Speaking as a strategist, I can categorically state that it doesn’t matter how beautiful and effective the strategy is in principle. Until it is executed, with effective tactics, it is nothing but froth.
Dave Trott takes great pride in his new book, Predatory Thinking, in announcing himself as a tactician, not a strategist. He says: "Strategy is the big picture. Tactics are the little pictures that make up the big picture."
It’s the partnership between the two that delivers. Nothing is delivered without a brilliant team with a strategist to set the overall "how" and a set of excellent tacticians to deliver the "what".
I experienced this first-hand up a ladder over the last bank holiday weekend. We have a boat that has given us huge pleasure over the past few summers but which is now up for sale.
We had an e-mail from the boatyard saying that unfortunately the boat’s canopy had come undone and that she was open to the elements. I found myself therefore balanced precariously six feet up a ladder with the problem of remedying the situation singlehandedly. My strategy was clear. Recover the canopy and secure with new ties. This involved standing on the very edge of the boat and heaving at a canopy that is heavy and several times bigger than me.
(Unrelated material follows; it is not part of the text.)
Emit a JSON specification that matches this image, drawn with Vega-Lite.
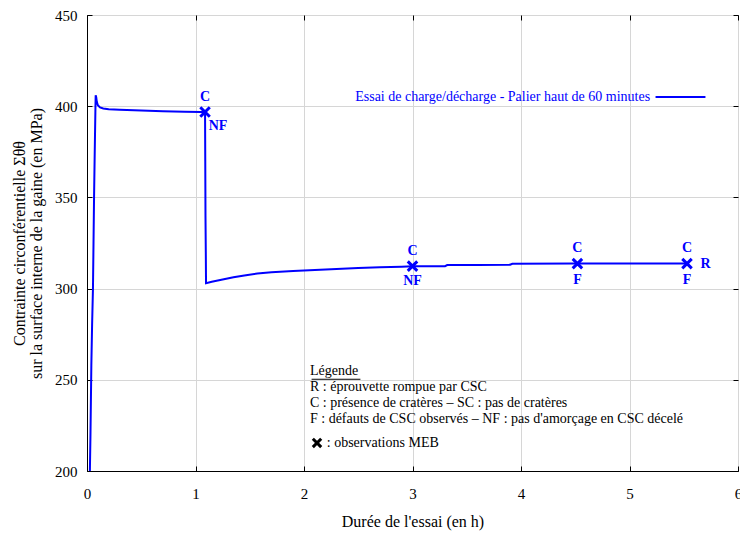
{
  "$schema": "https://vega.github.io/schema/vega-lite/v6.json",
  "width": 651,
  "height": 456,
  "autosize": "none",
  "padding": {"left": 87, "top": 15, "right": 2, "bottom": 63},
  "background": "white",
  "config": {
    "font": "Liberation Serif, Times New Roman, serif",
    "view": {"stroke": "black", "strokeWidth": 1},
    "axis": {
      "labelFont": "Liberation Serif, Times New Roman, serif",
      "labelFontSize": 15,
      "labelColor": "black",
      "titleFont": "Liberation Serif, Times New Roman, serif",
      "titleFontSize": 16,
      "titleFontWeight": "normal",
      "titleColor": "black",
      "gridColor": "#d6d6d6",
      "gridWidth": 1,
      "domainColor": "black",
      "tickColor": "black",
      "tickSize": -5,
      "tickWidth": 1
    },
    "text": {"font": "Liberation Serif, Times New Roman, serif"}
  },
  "datasets": {
    "curve": [
      {"t": 0.026, "s": 198},
      {"t": 0.032, "s": 220},
      {"t": 0.040, "s": 258},
      {"t": 0.047, "s": 280},
      {"t": 0.055, "s": 300},
      {"t": 0.060, "s": 325},
      {"t": 0.065, "s": 350},
      {"t": 0.070, "s": 370},
      {"t": 0.074, "s": 385},
      {"t": 0.078, "s": 400},
      {"t": 0.080, "s": 406},
      {"t": 0.085, "s": 405},
      {"t": 0.090, "s": 402.5},
      {"t": 0.100, "s": 400.5},
      {"t": 0.120, "s": 399.3},
      {"t": 0.150, "s": 398.7},
      {"t": 0.200, "s": 398.3},
      {"t": 0.300, "s": 398.0},
      {"t": 0.500, "s": 397.6},
      {"t": 0.700, "s": 397.2},
      {"t": 0.900, "s": 397.0},
      {"t": 1.050, "s": 396.8},
      {"t": 1.088, "s": 396.8},
      {"t": 1.090, "s": 370},
      {"t": 1.092, "s": 340},
      {"t": 1.095, "s": 320},
      {"t": 1.097, "s": 303},
      {"t": 1.150, "s": 303.8},
      {"t": 1.250, "s": 305.0},
      {"t": 1.350, "s": 306.2},
      {"t": 1.450, "s": 307.2},
      {"t": 1.570, "s": 308.3},
      {"t": 1.700, "s": 309.0},
      {"t": 1.900, "s": 309.6},
      {"t": 2.100, "s": 310.2},
      {"t": 2.300, "s": 310.8},
      {"t": 2.500, "s": 311.3},
      {"t": 2.700, "s": 311.7},
      {"t": 2.900, "s": 312.0},
      {"t": 3.000, "s": 312.2},
      {"t": 3.300, "s": 312.3},
      {"t": 3.320, "s": 312.9},
      {"t": 3.600, "s": 313.0},
      {"t": 3.900, "s": 313.1},
      {"t": 3.920, "s": 313.6},
      {"t": 4.500, "s": 313.7},
      {"t": 5.000, "s": 313.7},
      {"t": 5.530, "s": 313.7}
    ],
    "markers": [
      {"t": 1.088, "s": 396.8},
      {"t": 3.0, "s": 312.3},
      {"t": 4.52, "s": 313.7},
      {"t": 5.53, "s": 313.7}
    ],
    "labels": [
      {"t": 1.088, "s": 405.0, "label": "C"},
      {"t": 1.207, "s": 389.1, "label": "NF"},
      {"t": 3.0, "s": 320.6, "label": "C"},
      {"t": 3.0, "s": 304.0, "label": "NF"},
      {"t": 4.52, "s": 322.0, "label": "C"},
      {"t": 4.52, "s": 304.5, "label": "F"},
      {"t": 5.53, "s": 322.0, "label": "C"},
      {"t": 5.53, "s": 304.5, "label": "F"},
      {"t": 5.70, "s": 313.5, "label": "R"}
    ],
    "legendText": [
      {"t": 2.055, "s": 254.8, "text": "Légende"},
      {"t": 2.055, "s": 246.1, "text": "R : éprouvette rompue par CSC"},
      {"t": 2.055, "s": 237.3, "text": "C : présence de  cratères  –  SC : pas de  cratères"},
      {"t": 2.055, "s": 228.5, "text": "F : défauts de CSC observés  – NF : pas d'amorçage en CSC décelé"},
      {"t": 2.21, "s": 215.4, "text": ": observations MEB"}
    ],
    "underline": [{"t": 2.07, "t2": 2.52, "s": 250.3}],
    "meb": [{"t": 2.12, "s": 215.4}],
    "seriesLabel": [{"t": 5.19, "s": 405.0, "text": "Essai de charge/décharge - Palier haut de 60 minutes"}],
    "seriesLine": [{"t": 5.24, "t2": 5.70, "s": 405.0}]
  },
  "layer": [
    {
      "data": {"name": "curve"},
      "mark": {"type": "line", "color": "#0000ff", "strokeWidth": 2, "clip": true, "interpolate": "linear"},
      "encoding": {
        "x": {"field": "t", "type": "quantitative", "scale": {"domain": [0, 6], "nice": false},
          "axis": {"orient": "bottom", "values": [0, 1, 2, 3, 4, 5, 6], "grid": true, "labelPadding": 20, "title": "Durée de l'essai (en h)", "titlePadding": 12, "labelFlush": false}},
        "y": {"field": "s", "type": "quantitative", "scale": {"domain": [200, 450], "nice": false, "zero": false},
          "axis": {"orient": "left", "values": [200, 250, 300, 350, 400, 450], "grid": true, "labelPadding": 15, "title": ["Contrainte circonférentielle  Σθθ", "sur la surface interne de la gaine (en MPa)"], "titlePadding": 10, "titleLineHeight": 17, "labelFlush": false}}
      }
    },
    {
      "data": {"name": "curve"},
      "mark": {"type": "line", "strokeOpacity": 0},
      "encoding": {
        "x": {"field": "t", "type": "quantitative", "axis": {"orient": "top", "values": [0, 1, 2, 3, 4, 5, 6], "labels": false, "title": null, "grid": false, "domain": false}},
        "y": {"field": "s", "type": "quantitative", "axis": {"orient": "right", "values": [200, 250, 300, 350, 400, 450], "labels": false, "title": null, "grid": false, "domain": false}}
      }
    },
    {
      "data": {"name": "markers"},
      "mark": {"type": "point", "shape": "M-1,-1L1,1M-1,1L1,-1", "filled": false, "color": "#0000ff", "strokeWidth": 3, "size": 90, "opacity": 1},
      "encoding": {
        "x": {"field": "t", "type": "quantitative", "axis": null},
        "y": {"field": "s", "type": "quantitative", "axis": null}
      }
    },
    {
      "data": {"name": "labels"},
      "mark": {"type": "text", "color": "#0000ff", "fontWeight": "bold", "fontSize": 14, "align": "center", "baseline": "middle"},
      "encoding": {
        "x": {"field": "t", "type": "quantitative", "axis": null},
        "y": {"field": "s", "type": "quantitative", "axis": null},
        "text": {"field": "label"}
      }
    },
    {
      "data": {"name": "legendText"},
      "mark": {"type": "text", "color": "black", "fontSize": 14, "align": "left", "baseline": "middle"},
      "encoding": {
        "x": {"field": "t", "type": "quantitative", "axis": null},
        "y": {"field": "s", "type": "quantitative", "axis": null},
        "text": {"field": "text"}
      }
    },
    {
      "data": {"name": "underline"},
      "mark": {"type": "rule", "color": "black", "strokeWidth": 1},
      "encoding": {
        "x": {"field": "t", "type": "quantitative", "axis": null},
        "x2": {"field": "t2"},
        "y": {"field": "s", "type": "quantitative", "axis": null}
      }
    },
    {
      "data": {"name": "meb"},
      "mark": {"type": "point", "shape": "M-1,-1L1,1M-1,1L1,-1", "filled": false, "color": "black", "strokeWidth": 3, "size": 70, "opacity": 1},
      "encoding": {
        "x": {"field": "t", "type": "quantitative", "axis": null},
        "y": {"field": "s", "type": "quantitative", "axis": null}
      }
    },
    {
      "data": {"name": "seriesLabel"},
      "mark": {"type": "text", "color": "#0000ff", "fontSize": 14, "align": "right", "baseline": "middle"},
      "encoding": {
        "x": {"field": "t", "type": "quantitative", "axis": null},
        "y": {"field": "s", "type": "quantitative", "axis": null},
        "text": {"field": "text"}
      }
    },
    {
      "data": {"name": "seriesLine"},
      "mark": {"type": "rule", "color": "#0000ff", "strokeWidth": 2},
      "encoding": {
        "x": {"field": "t", "type": "quantitative", "axis": null},
        "x2": {"field": "t2"},
        "y": {"field": "s", "type": "quantitative", "axis": null}
      }
    }
  ],
  "resolve": {"axis": {"x": "independent", "y": "independent"}}
}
Had the boat been in the water, I would have probably been fine as I don’t mind falling in the river. But the boat is on blocks on hard standing. It was raining. It was windy. And it wobbled. The bloke in the nearby chandlery wouldn’t help me (couldn’t leave the shop). It looked like a two-person job to me (maybe even three small persons). But then (when I looked like I was going to get emotional) he presented me with the necessary tactic to do the job on my own. Obvious to him (and maybe to you) but not to me, he explained that I needed to climb into the boat, and push the canopy up over my head from inside the stability and safety of the cockpit rather than heave it towards me from the narrow, wet and slippery gunwales (for my gunwales were awash). This I managed to do – and in the wind and rain of Saturday afternoon, I fixed the situation.
Of course, the job of the strategist is not only to set the big picture, but to ensure that the tactics deliver against it. I love working with brilliant tacticians. The best tacticians are generous, inventive and great at keeping the elements from doing their worst.